▶ [Exercise goal]: Under this line sits a listing. Repeat exactly and only its lines from the one holding "Reproduce this diagram with TikZ." through the one holding "(Ec) circle [radius=294];"; skip pictures.

++++ Data listing ++++

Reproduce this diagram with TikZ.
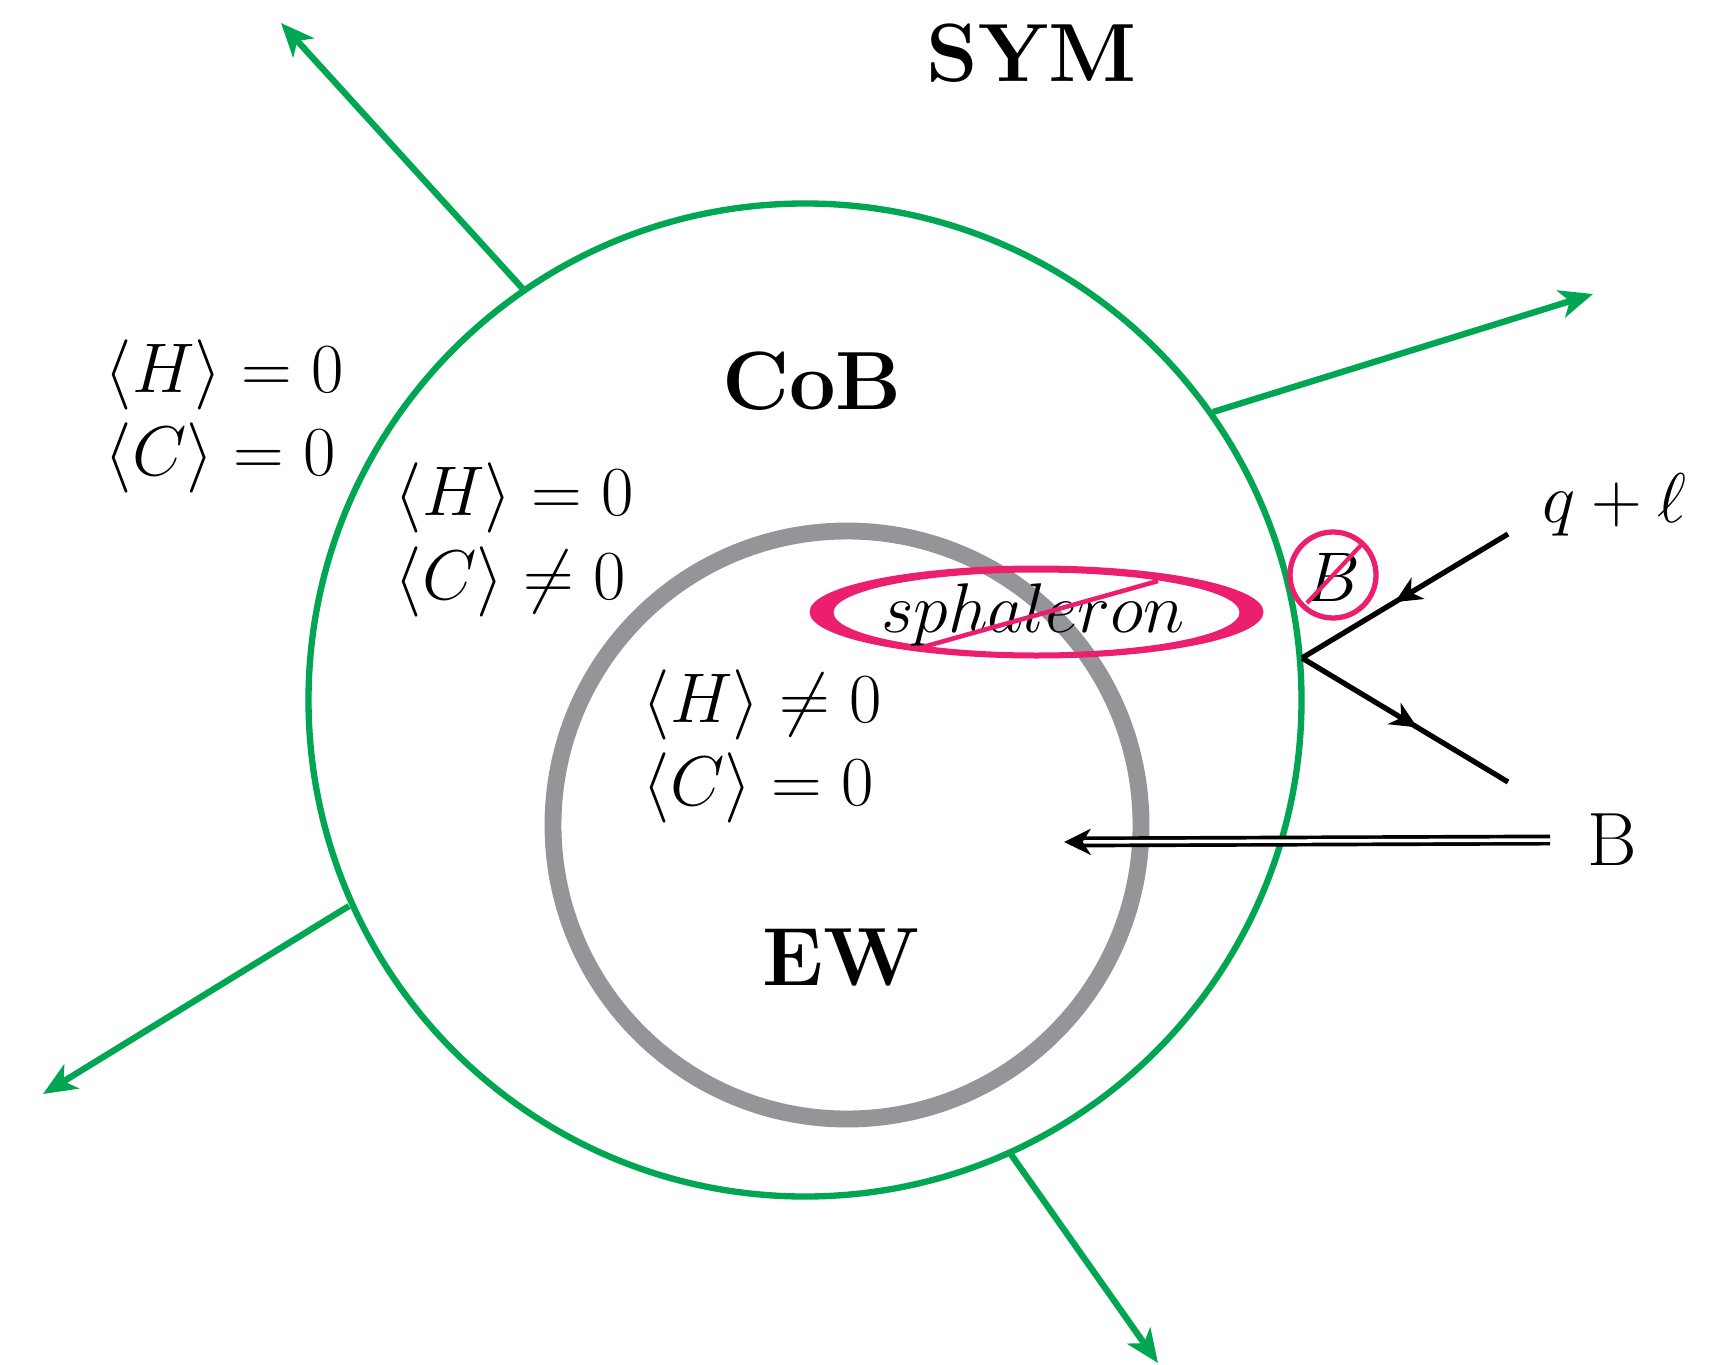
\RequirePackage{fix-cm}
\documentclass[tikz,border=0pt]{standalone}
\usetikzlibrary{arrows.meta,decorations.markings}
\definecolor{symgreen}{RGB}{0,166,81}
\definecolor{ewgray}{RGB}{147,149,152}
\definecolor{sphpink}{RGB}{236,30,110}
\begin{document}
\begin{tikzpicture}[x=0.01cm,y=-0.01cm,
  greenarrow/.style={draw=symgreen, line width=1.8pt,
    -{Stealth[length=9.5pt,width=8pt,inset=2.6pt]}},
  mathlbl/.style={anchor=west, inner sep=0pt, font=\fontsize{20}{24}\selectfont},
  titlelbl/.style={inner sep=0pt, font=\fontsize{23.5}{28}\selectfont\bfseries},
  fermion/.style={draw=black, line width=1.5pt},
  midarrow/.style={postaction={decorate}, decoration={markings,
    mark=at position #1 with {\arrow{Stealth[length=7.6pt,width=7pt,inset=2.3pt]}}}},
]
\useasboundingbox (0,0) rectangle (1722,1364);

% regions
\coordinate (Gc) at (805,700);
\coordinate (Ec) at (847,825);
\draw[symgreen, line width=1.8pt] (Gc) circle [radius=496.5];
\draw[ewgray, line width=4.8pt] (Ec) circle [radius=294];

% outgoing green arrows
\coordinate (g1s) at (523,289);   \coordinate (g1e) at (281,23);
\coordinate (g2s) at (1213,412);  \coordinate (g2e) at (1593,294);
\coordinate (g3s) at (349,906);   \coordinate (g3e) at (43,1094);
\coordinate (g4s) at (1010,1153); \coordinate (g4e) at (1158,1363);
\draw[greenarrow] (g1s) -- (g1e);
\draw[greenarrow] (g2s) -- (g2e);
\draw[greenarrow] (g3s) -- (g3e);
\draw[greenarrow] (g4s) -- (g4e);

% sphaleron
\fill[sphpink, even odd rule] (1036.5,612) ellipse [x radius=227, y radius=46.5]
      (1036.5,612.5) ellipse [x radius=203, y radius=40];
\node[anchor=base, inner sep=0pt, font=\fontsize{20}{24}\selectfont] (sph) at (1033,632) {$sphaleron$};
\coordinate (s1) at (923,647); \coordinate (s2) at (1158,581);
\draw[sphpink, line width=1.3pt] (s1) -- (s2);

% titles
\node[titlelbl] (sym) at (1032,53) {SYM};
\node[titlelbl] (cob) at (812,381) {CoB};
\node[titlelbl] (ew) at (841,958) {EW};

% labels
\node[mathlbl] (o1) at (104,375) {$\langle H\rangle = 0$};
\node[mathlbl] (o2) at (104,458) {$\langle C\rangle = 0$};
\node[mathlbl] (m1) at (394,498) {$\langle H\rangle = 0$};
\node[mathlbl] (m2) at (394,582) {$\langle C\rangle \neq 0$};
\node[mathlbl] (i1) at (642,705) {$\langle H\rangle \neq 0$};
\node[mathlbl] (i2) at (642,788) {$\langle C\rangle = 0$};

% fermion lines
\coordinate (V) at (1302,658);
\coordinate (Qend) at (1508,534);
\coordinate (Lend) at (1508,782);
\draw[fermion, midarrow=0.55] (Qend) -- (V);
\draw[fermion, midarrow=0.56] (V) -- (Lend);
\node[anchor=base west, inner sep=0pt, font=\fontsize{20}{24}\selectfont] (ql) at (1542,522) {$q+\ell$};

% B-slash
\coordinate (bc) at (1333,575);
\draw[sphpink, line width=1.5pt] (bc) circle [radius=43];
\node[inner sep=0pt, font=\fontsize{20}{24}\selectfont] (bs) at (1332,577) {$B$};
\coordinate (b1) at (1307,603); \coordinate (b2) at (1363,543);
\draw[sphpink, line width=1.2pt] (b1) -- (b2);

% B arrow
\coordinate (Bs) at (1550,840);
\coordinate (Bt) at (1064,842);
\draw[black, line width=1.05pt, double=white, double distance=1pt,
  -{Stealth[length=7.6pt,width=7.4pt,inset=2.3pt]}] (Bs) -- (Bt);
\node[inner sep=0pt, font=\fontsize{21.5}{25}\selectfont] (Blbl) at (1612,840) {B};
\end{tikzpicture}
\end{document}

++++
++++ Data listing ++++

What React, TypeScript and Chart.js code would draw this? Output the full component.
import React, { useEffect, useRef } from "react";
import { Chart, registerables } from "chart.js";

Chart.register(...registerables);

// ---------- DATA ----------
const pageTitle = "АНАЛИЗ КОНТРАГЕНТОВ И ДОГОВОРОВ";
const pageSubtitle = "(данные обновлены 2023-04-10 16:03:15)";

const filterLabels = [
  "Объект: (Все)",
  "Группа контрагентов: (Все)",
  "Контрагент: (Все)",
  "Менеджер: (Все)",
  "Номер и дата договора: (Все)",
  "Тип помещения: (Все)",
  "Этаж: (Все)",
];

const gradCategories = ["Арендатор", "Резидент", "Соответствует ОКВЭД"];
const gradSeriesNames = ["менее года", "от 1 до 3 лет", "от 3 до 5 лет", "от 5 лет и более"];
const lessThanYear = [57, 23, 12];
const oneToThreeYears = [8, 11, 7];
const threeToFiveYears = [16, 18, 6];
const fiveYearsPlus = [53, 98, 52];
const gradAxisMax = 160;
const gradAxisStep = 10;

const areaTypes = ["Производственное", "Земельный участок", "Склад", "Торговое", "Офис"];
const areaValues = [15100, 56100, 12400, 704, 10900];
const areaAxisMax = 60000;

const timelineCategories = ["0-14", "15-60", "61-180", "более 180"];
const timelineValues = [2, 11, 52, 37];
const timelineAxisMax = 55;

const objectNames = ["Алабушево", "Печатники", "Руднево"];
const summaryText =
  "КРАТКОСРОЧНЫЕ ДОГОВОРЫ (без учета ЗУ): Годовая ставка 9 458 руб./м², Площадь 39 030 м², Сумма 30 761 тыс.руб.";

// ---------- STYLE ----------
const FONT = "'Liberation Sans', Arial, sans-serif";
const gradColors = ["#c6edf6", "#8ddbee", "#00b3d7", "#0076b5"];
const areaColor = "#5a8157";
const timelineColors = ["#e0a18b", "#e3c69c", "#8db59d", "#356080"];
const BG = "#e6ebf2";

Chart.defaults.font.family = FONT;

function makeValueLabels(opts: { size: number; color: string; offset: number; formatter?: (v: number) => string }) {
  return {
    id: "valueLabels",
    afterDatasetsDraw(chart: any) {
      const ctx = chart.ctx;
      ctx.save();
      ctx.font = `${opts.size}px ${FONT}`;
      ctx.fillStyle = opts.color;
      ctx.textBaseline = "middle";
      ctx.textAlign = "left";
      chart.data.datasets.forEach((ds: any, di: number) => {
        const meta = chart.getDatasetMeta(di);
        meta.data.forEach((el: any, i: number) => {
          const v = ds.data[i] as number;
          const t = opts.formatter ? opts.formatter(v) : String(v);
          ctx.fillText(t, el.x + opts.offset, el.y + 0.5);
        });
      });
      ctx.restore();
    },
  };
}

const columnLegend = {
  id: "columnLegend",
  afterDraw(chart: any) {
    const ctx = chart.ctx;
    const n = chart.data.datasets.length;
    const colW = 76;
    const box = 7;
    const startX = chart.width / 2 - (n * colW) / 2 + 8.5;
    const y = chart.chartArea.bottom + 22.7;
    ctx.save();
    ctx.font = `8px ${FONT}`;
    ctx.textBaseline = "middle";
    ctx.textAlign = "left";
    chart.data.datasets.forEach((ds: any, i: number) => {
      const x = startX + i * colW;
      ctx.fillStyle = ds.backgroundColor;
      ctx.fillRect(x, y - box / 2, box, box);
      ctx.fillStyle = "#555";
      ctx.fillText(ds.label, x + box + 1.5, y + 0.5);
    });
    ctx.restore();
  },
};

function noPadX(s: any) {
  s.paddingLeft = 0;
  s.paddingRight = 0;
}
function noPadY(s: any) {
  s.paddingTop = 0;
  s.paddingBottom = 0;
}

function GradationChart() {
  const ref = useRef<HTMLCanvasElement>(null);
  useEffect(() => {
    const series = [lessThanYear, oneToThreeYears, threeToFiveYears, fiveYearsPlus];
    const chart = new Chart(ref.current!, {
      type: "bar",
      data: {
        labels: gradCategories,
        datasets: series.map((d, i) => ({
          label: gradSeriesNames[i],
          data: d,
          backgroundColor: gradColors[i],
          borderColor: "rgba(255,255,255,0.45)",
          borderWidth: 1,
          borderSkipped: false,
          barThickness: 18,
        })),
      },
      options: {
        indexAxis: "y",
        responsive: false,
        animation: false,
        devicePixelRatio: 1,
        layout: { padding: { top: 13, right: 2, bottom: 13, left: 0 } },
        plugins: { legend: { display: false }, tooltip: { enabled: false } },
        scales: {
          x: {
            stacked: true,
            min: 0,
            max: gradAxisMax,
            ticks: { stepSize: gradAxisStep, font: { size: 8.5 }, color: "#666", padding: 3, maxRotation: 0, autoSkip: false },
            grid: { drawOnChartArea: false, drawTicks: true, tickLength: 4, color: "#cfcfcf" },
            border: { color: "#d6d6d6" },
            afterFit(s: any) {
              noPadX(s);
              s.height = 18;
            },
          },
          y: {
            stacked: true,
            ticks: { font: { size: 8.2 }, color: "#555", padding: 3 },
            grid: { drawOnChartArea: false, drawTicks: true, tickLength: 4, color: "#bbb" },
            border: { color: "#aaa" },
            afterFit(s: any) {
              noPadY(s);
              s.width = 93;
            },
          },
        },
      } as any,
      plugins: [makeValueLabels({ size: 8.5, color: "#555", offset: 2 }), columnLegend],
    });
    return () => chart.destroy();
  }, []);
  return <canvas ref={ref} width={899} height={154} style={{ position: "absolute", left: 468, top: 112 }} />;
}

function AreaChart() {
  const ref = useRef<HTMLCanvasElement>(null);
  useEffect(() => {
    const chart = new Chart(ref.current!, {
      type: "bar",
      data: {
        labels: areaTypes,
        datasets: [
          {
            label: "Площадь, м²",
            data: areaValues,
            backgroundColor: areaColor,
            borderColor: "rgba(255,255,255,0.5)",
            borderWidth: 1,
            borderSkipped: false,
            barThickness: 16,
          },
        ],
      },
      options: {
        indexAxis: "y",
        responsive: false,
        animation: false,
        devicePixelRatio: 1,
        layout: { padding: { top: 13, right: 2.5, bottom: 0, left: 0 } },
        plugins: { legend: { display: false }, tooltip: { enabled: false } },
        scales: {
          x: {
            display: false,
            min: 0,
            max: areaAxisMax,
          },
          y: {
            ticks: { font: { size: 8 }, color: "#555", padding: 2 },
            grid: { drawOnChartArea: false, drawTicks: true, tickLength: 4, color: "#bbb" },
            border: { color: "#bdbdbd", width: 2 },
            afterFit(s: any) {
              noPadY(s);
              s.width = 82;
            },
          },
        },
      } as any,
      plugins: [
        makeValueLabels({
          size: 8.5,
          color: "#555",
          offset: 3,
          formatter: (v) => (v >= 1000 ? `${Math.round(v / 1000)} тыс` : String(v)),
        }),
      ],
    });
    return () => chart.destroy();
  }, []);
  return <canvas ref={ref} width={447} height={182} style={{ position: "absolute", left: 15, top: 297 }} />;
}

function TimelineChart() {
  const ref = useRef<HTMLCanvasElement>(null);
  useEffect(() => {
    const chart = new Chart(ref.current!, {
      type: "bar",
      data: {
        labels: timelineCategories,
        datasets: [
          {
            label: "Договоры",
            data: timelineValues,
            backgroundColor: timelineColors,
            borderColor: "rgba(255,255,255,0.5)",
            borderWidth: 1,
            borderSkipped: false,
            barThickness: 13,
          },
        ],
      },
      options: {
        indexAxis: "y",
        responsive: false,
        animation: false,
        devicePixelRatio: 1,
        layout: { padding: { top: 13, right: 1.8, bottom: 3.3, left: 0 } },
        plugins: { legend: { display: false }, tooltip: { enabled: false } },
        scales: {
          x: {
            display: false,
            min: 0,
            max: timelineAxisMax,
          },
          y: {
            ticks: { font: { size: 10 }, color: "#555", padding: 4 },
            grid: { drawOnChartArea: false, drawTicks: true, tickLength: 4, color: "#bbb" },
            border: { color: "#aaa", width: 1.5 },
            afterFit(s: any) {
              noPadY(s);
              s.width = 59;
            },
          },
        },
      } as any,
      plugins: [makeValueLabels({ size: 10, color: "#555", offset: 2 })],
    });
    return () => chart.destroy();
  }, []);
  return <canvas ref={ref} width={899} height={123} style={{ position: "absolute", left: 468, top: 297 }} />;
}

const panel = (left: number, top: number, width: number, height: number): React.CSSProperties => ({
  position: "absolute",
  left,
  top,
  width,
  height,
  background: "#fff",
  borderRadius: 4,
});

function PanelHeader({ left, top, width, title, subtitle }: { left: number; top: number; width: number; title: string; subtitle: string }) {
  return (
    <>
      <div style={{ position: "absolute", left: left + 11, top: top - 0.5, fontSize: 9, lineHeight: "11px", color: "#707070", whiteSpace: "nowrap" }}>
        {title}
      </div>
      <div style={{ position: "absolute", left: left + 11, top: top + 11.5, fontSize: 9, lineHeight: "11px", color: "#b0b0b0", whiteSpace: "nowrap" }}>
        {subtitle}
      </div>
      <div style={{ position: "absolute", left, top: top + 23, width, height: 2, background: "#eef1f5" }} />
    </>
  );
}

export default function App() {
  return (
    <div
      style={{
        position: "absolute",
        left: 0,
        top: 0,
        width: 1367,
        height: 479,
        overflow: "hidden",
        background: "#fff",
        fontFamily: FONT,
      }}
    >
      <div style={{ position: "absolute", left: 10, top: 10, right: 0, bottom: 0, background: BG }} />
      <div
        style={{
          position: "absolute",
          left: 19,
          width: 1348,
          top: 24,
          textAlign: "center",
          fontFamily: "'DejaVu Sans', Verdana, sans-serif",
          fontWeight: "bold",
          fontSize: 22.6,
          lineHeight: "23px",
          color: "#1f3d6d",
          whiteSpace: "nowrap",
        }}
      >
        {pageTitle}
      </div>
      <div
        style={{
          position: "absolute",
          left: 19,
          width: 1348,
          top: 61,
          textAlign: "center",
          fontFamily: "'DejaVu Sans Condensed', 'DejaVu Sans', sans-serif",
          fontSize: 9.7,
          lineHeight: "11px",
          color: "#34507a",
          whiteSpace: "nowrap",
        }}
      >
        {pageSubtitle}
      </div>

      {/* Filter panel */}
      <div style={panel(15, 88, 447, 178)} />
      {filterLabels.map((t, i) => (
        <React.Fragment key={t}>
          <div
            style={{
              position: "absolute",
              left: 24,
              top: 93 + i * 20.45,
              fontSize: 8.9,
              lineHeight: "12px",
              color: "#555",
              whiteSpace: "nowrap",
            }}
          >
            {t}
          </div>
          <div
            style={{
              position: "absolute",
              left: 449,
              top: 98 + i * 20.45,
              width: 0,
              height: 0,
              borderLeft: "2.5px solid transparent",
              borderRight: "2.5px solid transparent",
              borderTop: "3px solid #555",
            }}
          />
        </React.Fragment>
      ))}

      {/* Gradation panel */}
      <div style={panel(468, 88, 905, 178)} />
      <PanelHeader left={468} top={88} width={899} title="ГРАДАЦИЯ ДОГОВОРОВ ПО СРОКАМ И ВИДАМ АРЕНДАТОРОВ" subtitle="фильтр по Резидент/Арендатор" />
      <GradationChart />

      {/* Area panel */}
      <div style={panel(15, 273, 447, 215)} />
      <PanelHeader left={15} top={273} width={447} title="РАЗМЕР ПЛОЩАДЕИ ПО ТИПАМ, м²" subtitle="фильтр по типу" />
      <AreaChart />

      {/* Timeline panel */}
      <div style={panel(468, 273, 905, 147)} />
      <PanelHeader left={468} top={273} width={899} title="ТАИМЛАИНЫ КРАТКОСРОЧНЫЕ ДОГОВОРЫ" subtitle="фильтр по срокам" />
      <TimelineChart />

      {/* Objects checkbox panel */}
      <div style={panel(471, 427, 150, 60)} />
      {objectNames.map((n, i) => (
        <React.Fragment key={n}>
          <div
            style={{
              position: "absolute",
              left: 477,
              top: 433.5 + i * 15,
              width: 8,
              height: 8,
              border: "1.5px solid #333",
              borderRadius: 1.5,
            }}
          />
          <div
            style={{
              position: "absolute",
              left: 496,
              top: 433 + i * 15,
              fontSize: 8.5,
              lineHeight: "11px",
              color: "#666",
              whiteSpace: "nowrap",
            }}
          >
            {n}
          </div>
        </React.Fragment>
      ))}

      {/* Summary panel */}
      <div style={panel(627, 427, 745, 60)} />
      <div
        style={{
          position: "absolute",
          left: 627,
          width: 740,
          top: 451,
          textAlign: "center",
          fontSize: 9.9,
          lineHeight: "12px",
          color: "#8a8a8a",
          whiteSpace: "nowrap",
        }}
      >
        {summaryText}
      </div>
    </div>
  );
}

++++

▶ [Final result]:
Reproduce this diagram with TikZ.
\RequirePackage{fix-cm}
\documentclass[tikz,border=0pt]{standalone}
\usetikzlibrary{arrows.meta,decorations.markings}
\definecolor{symgreen}{RGB}{0,166,81}
\definecolor{ewgray}{RGB}{147,149,152}
\definecolor{sphpink}{RGB}{236,30,110}
\begin{document}
\begin{tikzpicture}[x=0.01cm,y=-0.01cm,
  greenarrow/.style={draw=symgreen, line width=1.8pt,
    -{Stealth[length=9.5pt,width=8pt,inset=2.6pt]}},
  mathlbl/.style={anchor=west, inner sep=0pt, font=\fontsize{20}{24}\selectfont},
  titlelbl/.style={inner sep=0pt, font=\fontsize{23.5}{28}\selectfont\bfseries},
  fermion/.style={draw=black, line width=1.5pt},
  midarrow/.style={postaction={decorate}, decoration={markings,
    mark=at position #1 with {\arrow{Stealth[length=7.6pt,width=7pt,inset=2.3pt]}}}},
]
\useasboundingbox (0,0) rectangle (1722,1364);

% regions
\coordinate (Gc) at (805,700);
\coordinate (Ec) at (847,825);
\draw[symgreen, line width=1.8pt] (Gc) circle [radius=496.5];
\draw[ewgray, line width=4.8pt] (Ec) circle [radius=294];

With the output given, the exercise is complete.